- Exercise directions: Select lines where the word "React" appears.
>> start Source excerpt
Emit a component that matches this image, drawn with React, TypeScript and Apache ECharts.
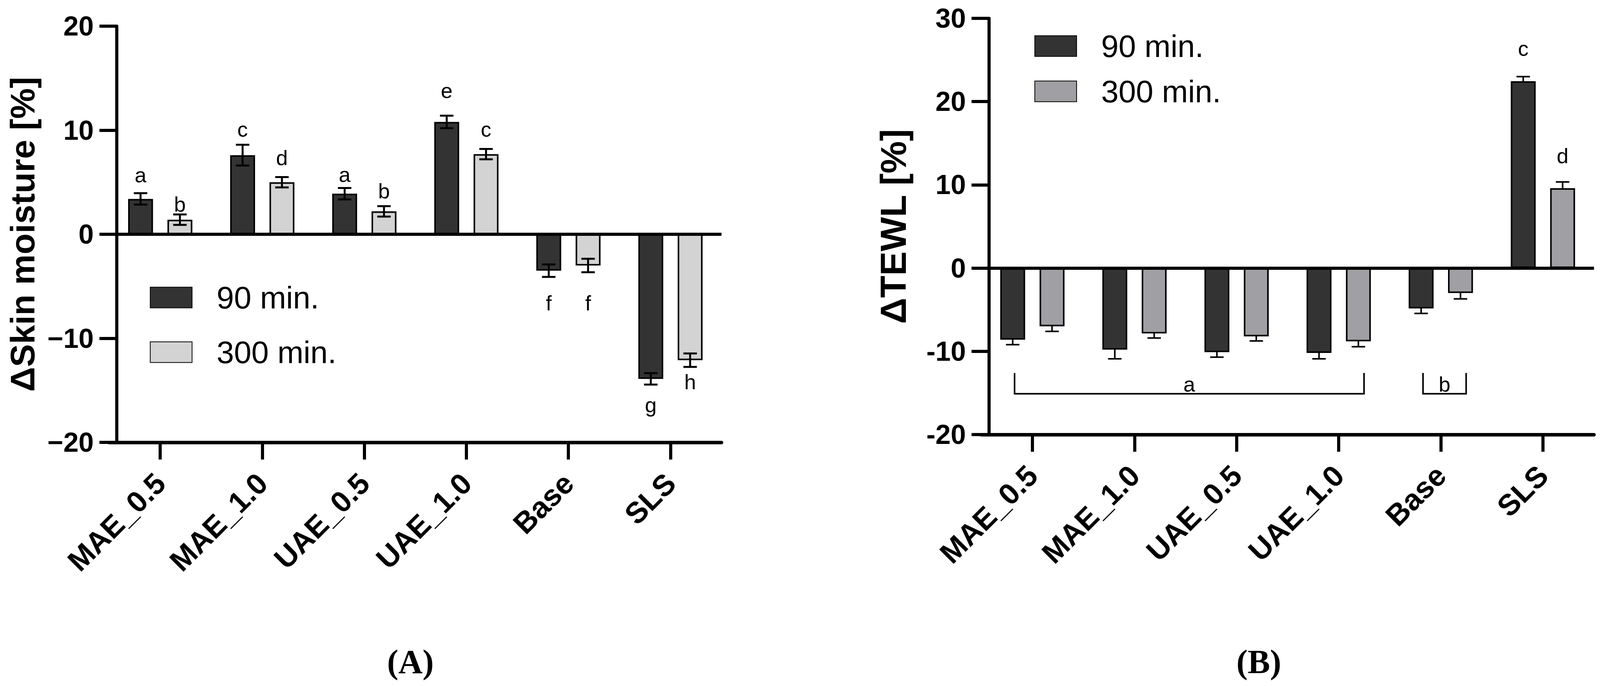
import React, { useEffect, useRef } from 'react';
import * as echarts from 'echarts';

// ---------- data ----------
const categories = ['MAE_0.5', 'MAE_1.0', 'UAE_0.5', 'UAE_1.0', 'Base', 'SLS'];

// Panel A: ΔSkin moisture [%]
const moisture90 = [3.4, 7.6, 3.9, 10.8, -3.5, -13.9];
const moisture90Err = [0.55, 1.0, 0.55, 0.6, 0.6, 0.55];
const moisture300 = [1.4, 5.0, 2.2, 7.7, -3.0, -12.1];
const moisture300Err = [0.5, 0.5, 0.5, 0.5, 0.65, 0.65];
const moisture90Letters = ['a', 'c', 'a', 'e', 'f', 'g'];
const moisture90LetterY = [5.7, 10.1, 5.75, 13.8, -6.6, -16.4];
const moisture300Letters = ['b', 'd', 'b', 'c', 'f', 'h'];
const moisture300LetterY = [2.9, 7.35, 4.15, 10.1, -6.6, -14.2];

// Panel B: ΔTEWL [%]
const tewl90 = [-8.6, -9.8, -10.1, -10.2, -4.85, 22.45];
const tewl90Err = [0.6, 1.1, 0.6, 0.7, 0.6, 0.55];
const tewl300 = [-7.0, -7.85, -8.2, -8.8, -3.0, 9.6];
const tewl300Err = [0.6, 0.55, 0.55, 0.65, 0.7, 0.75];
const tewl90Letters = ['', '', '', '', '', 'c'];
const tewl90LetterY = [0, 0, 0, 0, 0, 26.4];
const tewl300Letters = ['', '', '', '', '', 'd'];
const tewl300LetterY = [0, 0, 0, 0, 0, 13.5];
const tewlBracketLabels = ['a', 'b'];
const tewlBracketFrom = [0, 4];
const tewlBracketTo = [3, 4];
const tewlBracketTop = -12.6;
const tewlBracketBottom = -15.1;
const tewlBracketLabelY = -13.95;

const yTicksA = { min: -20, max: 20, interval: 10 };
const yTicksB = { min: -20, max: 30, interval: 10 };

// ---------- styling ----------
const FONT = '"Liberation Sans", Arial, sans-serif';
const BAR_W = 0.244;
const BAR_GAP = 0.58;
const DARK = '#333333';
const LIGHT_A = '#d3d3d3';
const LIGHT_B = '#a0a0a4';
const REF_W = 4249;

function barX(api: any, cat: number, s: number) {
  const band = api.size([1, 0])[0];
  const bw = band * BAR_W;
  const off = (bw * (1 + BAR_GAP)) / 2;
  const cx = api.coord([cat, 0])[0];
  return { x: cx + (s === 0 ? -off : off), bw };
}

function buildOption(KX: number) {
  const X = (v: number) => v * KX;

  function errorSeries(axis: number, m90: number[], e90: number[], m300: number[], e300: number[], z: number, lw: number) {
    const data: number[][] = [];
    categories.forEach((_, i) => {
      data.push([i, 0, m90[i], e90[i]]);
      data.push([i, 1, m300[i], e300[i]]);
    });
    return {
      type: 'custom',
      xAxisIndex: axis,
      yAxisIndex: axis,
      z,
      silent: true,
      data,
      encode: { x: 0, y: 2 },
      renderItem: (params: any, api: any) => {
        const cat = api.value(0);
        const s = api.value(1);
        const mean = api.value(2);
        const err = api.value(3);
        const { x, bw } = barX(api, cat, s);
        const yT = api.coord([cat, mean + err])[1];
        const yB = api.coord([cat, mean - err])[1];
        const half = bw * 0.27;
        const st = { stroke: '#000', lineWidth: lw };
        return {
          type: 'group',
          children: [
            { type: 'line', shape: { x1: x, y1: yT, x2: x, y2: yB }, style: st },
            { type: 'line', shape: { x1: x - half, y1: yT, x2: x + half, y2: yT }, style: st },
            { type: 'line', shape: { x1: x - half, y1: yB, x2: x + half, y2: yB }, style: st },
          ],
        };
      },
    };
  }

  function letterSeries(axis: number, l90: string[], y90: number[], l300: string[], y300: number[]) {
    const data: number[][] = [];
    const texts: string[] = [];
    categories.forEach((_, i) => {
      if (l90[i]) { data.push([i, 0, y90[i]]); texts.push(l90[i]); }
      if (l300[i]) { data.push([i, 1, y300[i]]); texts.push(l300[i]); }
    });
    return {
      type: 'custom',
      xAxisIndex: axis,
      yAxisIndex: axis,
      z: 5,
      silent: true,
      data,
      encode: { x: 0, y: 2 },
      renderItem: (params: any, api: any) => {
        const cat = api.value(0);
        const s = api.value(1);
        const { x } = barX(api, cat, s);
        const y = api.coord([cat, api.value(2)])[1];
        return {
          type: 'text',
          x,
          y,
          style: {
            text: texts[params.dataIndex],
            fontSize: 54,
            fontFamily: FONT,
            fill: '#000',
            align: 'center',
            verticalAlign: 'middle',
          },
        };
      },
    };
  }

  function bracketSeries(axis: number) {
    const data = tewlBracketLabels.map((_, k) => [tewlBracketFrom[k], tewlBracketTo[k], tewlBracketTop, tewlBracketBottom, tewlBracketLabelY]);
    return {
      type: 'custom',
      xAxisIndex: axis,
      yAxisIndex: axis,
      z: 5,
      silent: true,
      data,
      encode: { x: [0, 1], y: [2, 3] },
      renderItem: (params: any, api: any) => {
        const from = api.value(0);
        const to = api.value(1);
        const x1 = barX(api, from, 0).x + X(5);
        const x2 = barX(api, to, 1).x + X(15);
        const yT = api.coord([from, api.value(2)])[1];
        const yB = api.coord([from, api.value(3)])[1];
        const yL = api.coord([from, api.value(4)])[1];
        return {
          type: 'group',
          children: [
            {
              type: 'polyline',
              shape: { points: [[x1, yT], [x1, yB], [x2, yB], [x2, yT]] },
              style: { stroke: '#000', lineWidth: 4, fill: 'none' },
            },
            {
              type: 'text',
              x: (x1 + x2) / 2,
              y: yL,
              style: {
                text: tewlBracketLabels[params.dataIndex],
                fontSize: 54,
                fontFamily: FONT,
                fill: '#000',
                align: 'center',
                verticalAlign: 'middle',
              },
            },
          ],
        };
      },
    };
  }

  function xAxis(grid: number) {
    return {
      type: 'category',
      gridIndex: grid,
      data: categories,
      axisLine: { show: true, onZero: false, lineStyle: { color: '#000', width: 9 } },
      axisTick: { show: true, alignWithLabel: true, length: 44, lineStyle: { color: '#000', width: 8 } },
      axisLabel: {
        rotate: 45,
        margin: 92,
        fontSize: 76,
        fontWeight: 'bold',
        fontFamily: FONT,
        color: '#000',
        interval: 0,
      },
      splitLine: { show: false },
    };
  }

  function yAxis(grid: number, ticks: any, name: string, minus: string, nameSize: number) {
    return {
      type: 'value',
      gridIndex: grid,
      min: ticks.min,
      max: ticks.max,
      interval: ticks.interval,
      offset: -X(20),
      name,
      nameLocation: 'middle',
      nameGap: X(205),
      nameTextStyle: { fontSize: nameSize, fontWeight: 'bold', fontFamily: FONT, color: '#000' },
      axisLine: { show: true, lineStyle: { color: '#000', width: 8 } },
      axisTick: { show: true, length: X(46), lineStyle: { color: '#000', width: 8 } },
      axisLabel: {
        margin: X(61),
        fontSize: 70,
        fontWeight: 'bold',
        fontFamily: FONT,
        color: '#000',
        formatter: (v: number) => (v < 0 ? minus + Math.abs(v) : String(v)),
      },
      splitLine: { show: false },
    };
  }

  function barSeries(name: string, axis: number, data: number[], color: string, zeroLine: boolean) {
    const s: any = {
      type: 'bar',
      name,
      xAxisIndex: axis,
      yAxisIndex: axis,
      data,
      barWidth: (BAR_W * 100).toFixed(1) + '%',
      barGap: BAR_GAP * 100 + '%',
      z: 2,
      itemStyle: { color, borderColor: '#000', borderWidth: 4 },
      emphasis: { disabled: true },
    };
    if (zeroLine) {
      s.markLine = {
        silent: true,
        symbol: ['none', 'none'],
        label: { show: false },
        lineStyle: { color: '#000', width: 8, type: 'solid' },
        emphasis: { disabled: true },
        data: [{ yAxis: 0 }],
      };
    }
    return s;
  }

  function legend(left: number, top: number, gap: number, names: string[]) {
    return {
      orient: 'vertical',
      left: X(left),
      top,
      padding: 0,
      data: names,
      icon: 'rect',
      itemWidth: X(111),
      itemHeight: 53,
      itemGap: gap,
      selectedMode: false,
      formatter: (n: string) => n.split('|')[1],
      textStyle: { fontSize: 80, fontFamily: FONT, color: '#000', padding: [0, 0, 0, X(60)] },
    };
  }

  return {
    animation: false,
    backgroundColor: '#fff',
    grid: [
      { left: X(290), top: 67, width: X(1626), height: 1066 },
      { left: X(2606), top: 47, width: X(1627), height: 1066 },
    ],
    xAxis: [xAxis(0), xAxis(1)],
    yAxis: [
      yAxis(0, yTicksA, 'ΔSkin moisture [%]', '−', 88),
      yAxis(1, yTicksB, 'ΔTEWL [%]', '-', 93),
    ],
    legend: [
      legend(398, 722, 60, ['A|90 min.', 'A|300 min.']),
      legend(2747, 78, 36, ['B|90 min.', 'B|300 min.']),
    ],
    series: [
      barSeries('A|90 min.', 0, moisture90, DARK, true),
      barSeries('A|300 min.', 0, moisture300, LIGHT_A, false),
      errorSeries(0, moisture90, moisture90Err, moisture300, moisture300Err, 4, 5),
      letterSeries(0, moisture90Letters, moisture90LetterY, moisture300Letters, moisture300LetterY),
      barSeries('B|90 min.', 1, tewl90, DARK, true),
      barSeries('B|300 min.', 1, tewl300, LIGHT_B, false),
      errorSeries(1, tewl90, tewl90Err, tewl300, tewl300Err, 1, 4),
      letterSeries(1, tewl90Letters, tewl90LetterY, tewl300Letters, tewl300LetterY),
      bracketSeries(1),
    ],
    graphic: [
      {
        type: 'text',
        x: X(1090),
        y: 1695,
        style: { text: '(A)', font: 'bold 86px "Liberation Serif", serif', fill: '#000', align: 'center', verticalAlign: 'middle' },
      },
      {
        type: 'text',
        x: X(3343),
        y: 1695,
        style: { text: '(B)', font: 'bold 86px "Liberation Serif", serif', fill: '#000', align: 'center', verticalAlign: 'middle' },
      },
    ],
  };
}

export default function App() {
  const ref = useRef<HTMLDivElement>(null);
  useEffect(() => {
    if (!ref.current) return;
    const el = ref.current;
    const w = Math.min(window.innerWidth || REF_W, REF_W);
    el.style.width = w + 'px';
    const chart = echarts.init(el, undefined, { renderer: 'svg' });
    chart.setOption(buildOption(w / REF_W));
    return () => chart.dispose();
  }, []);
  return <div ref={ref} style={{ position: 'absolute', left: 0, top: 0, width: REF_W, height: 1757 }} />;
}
>> end Source excerpt
- Answer to the task:
Emit a component that matches this image, drawn with React, TypeScript and Apache ECharts.
import React, { useEffect, useRef } from 'react';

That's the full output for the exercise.